-- start of Data section --

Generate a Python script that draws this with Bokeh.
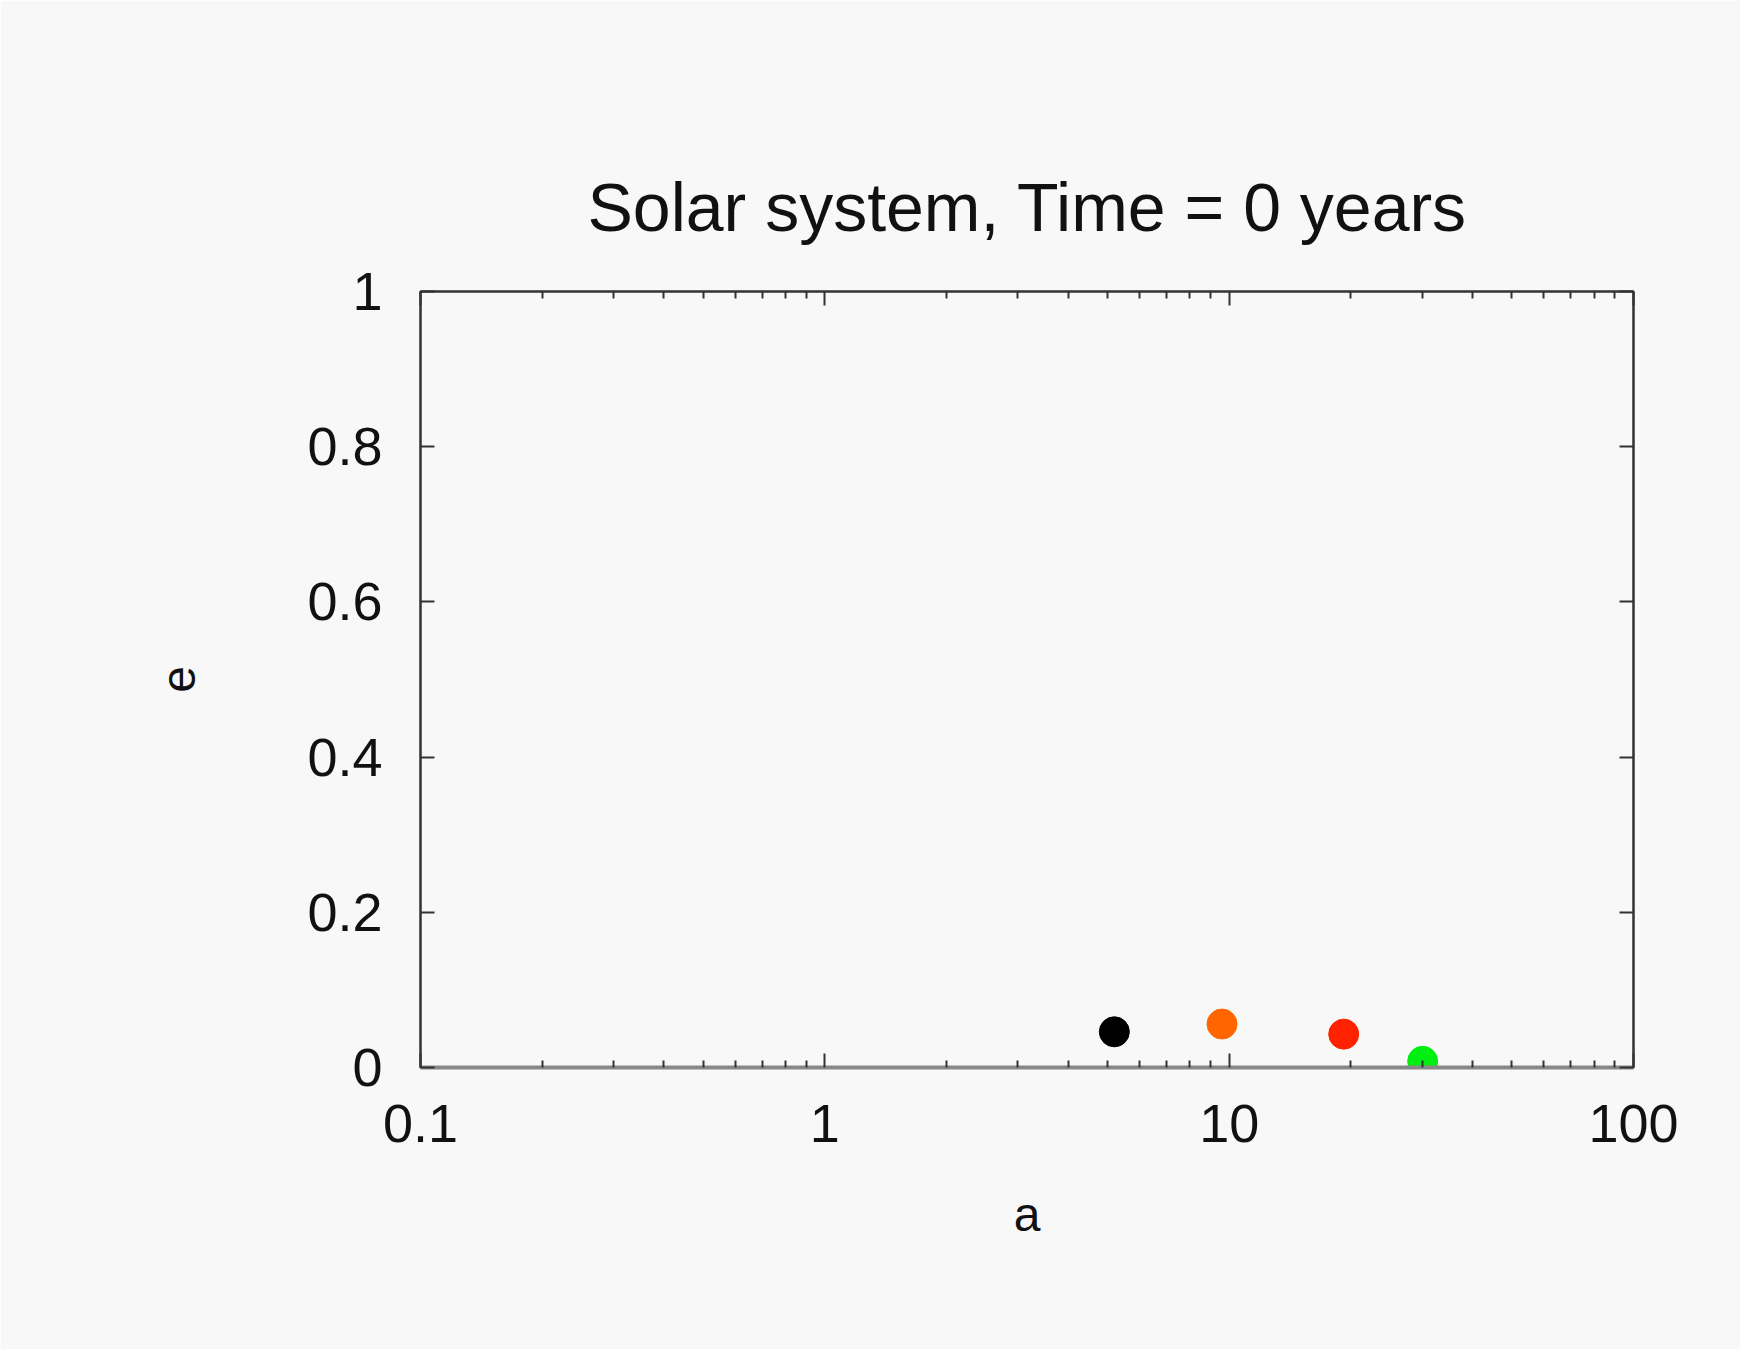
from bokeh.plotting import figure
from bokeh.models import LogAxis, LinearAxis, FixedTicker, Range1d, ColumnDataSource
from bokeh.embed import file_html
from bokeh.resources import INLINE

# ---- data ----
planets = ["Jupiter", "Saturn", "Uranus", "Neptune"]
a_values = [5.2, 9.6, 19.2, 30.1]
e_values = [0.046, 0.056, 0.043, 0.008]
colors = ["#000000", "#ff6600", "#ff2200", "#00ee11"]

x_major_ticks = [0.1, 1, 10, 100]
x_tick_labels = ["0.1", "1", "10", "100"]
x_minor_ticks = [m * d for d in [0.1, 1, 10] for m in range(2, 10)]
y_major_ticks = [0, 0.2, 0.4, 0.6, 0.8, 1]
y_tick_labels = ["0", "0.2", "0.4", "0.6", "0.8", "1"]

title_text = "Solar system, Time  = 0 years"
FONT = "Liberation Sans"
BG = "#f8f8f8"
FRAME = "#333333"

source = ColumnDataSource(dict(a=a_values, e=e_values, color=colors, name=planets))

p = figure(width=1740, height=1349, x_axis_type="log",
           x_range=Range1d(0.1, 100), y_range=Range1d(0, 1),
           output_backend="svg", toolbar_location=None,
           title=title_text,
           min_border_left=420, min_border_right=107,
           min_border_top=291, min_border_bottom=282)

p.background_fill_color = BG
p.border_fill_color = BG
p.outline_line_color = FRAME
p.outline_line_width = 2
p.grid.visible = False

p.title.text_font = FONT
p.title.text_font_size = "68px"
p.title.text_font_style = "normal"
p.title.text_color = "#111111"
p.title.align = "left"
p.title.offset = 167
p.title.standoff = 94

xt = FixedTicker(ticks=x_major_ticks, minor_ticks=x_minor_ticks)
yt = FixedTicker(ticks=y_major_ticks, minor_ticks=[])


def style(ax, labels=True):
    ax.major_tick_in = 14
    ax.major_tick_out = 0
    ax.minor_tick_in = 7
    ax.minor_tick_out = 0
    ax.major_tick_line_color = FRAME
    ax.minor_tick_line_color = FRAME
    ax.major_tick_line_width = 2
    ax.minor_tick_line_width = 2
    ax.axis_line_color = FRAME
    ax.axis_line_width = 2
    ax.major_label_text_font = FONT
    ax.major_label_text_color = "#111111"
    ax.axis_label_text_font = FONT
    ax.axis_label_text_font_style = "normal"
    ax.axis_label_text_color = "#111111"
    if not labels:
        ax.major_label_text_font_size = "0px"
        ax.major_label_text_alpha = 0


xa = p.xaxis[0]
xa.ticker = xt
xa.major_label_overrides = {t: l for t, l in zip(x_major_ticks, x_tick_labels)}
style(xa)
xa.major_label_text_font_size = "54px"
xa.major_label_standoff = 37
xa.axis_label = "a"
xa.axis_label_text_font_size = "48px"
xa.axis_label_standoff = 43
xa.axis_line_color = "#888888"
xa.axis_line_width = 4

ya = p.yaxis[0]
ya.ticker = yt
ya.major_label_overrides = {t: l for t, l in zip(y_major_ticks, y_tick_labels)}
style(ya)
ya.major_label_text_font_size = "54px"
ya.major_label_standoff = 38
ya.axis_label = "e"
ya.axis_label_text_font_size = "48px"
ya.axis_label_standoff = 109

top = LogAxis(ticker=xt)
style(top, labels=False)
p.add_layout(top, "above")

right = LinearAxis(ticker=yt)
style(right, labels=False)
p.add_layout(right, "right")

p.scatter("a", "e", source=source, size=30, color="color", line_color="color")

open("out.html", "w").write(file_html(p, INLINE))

-- end of Data section --

Description of the task
Please extract exactly the lines of the data, from the first through the line containing "from bokeh.resources import INLINE", and add no pictures to the copy.

Solution to this problem
Generate a Python script that draws this with Bokeh.
from bokeh.plotting import figure
from bokeh.models import LogAxis, LinearAxis, FixedTicker, Range1d, ColumnDataSource
from bokeh.embed import file_html
from bokeh.resources import INLINE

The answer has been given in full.